Mit diesem Schema ging es munter weiter: Beim 2:2 gab es eine schlechte Staffelung im Defensivspiel der Leverkusener, dann kein wirkliches Umschalten und Aufrücken nach vorne und wiederum eine schlechte Staffelung im Gegenpressing als Folge dessen. Beim 3:2 war es ein zweiter Ball, wo Son wieder eng stand und Leverkusen schnell umschaltete, das 4:2 fiel durch einen abermaligen Konter über Son und Kießling (ich wiederhole mich) und nach einem Anschlusstreffer nach einer Ecke konnte ein billiger Pass in einen weit offenen Raum und einem schlecht positionierten Adler zum Endstand durch Castro führen.
Diese Aufzählung erklärt das gesamte Spiel im Grunde und auch die Kräfteverteilung in der Partie.
3 Kommentare Alle anzeigen
triangolum 11. November 2013 um 00:13
Ein Vergleich von Leverkusen zum Vorjahr geht nur wenn Bender und Reinartz dabei gewesen wären. Das sind 2 von 3 6ern welche Stamm sind. Auch hat der HSV recht gut seine wenigen Chancen nutzen können jedoch mehr war kaum drin. Dagegen hätte Leverkusen auch 7 oder 8 Tore machen können so gut war deren Umschaltspiel. es gab immer Lücken beim HSV welche durch Leverkusen genutzt wurden. Einzig die schlechte Umsetzung vor dem Tor der Leverkusener hat den HSV vor einer sehr deutlicheren Niederlage bewahrt.

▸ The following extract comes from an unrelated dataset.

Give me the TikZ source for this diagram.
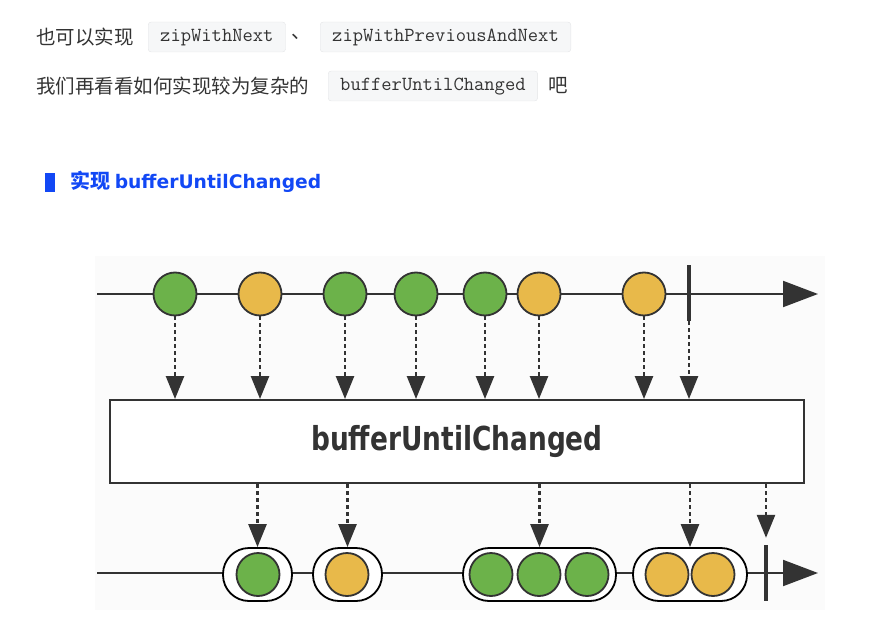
\documentclass[tikz,border=0pt]{standalone}
\usepackage{fontspec}
\setmainfont{Noto Sans CJK SC}
\newfontfamily\latinsans{DejaVu Sans}
\newfontfamily\opfont[FakeStretch=0.8]{DejaVu Sans}
\usepackage{xcolor}
\usetikzlibrary{arrows.meta,positioning}

\definecolor{marblegreen}{RGB}{108,178,74}
\definecolor{marbleyellow}{RGB}{232,185,74}
\definecolor{inkgray}{RGB}{51,51,51}
\definecolor{codebg}{RGB}{246,247,248}
\definecolor{codeline}{RGB}{228,229,231}
\definecolor{headblue}{RGB}{18,72,245}
\definecolor{diagbg}{RGB}{251,251,251}

\begin{document}
\begin{tikzpicture}[
  x=1pt,y=-1pt,
  font=\fontsize{19.5}{23}\selectfont,
  txt/.style={anchor=west,inner sep=0pt,text=inkgray},
  code/.style={anchor=west,draw=codeline,fill=codebg,rounded corners=3pt,
    inner xsep=12pt,inner ysep=0pt,minimum height=30pt,text height=14pt,text depth=4pt,
    text=inkgray,font=\fontsize{20}{22}\ttfamily},
  marble/.style={circle,draw=inkgray,line width=1.8pt,minimum size=43pt,inner sep=0pt},
  group/.style={draw=black,line width=1.8pt,fill=white,rounded corners=26pt,
    minimum height=53pt,inner sep=0pt},
  endbar/.style={fill=inkgray,minimum width=4pt,minimum height=56pt,inner sep=0pt},
  axis/.style={line width=2pt,draw=inkgray,-{Triangle[length=35pt,width=26pt]}},
  emit/.style={line width=2.6pt,draw=inkgray,dash pattern=on 4pt off 3pt,
    -{Triangle[length=23pt,width=18pt]}}
]
\useasboundingbox (0,0) rectangle (891,639);

% text above the diagram
\node[txt] (l1) at (36,37) {也可以实现};
\node[code] (c1) at (148,37) {zipWithNext};
\node[txt] (sep) at (291,37) {、};
\node[code] (c2) at (320,37) {zipWithPreviousAndNext};
\node[txt] (l2) at (36,86) {我们再看看如何实现较为复杂的};
\node[code] (c3) at (328,86) {bufferUntilChanged};
\node[txt] (l2b) at (548,86) {吧};

\node[fill=headblue,minimum width=10pt,minimum height=19pt,inner sep=0pt] (mark) at (50,182.5) {};
\node[anchor=west,inner sep=0pt,text=headblue,font=\fontsize{20}{24}\selectfont\bfseries]
  (head) at (70,182) {实现 {\latinsans\bfseries\fontsize{18.7}{24}\selectfont bufferUntilChanged}};

% marble diagram
\fill[diagbg] (95,256) rectangle (825,610);

\coordinate (tin) at (97,294);
\coordinate (tout) at (818,294);
\draw[axis] (tin) -- (tout);
\foreach \n/\x/\c in {1/175/marblegreen,2/260/marbleyellow,3/345/marblegreen,4/416/marblegreen,
  5/485/marblegreen,6/539/marbleyellow,7/644/marbleyellow}{
  \node[marble,fill=\c] (t\n) at (\x,294) {};
}
\node[endbar] (tend) at (689,293) {};

\node[draw=inkgray,line width=2pt,fill=white,minimum width=694pt,minimum height=83pt,inner sep=0pt,
  text=inkgray,font=\opfont\bfseries\fontsize{33}{36}\selectfont] (op) at (457,441.5) {bufferUntilChanged};

\foreach \n in {1,...,7}{
  \draw[emit] (t\n.south) -- (t\n.south |- op.north);
}
\draw[emit] (tend.south) -- (tend.south |- op.north);

\coordinate (bin) at (97,573);
\coordinate (bout) at (818,573);
\draw[axis] (bin) -- (bout);

\node[group,minimum width=69pt] (g1) at (257.5,574.5) {};
\node[group,minimum width=69pt] (g2) at (347.5,574.5) {};
\node[group,minimum width=153pt] (g3) at (539.5,574.5) {};
\node[group,minimum width=114pt] (g4) at (690,574.5) {};
\foreach \n/\x/\c in {1/258/marblegreen,2/347/marbleyellow,3/491/marblegreen,4/539/marblegreen,
  5/587/marblegreen,6/667/marbleyellow,7/713/marbleyellow}{
  \node[marble,fill=\c] (b\n) at (\x,574.5) {};
}
\node[endbar] (bend) at (766,573) {};

\foreach \g in {g1,g2,g3,g4}{
  \draw[emit] (op.south -| \g.north) -- (\g.north);
}
\draw[emit,shorten >=7pt] (op.south -| bend.north) -- (bend.north);
\end{tikzpicture}
\end{document}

MyFuba 10. November 2013 um 23:49
Guter Artikel!
Für mich sa es so aus, dass Leverkusen sich fast ausschließlich mit langen Bällen aus dem Hamburger Angriffspressing lösen konnte und diese dann aufgrund einer daraus resultierenden Überzahl fast immer für Gefahr gesorgt haben. Zudem fiel auf, dass Simon Rolfes häufig einziger Spieler aus dem Mittelfeld hinter dem Ball war.
SM 10. November 2013 um 19:01
Das zweite Bild zeigt die Stellung der Spieler vor dem 0:2, nicht dem 0:1 (im Text ist’s korrekt als 0:2 widergegeben).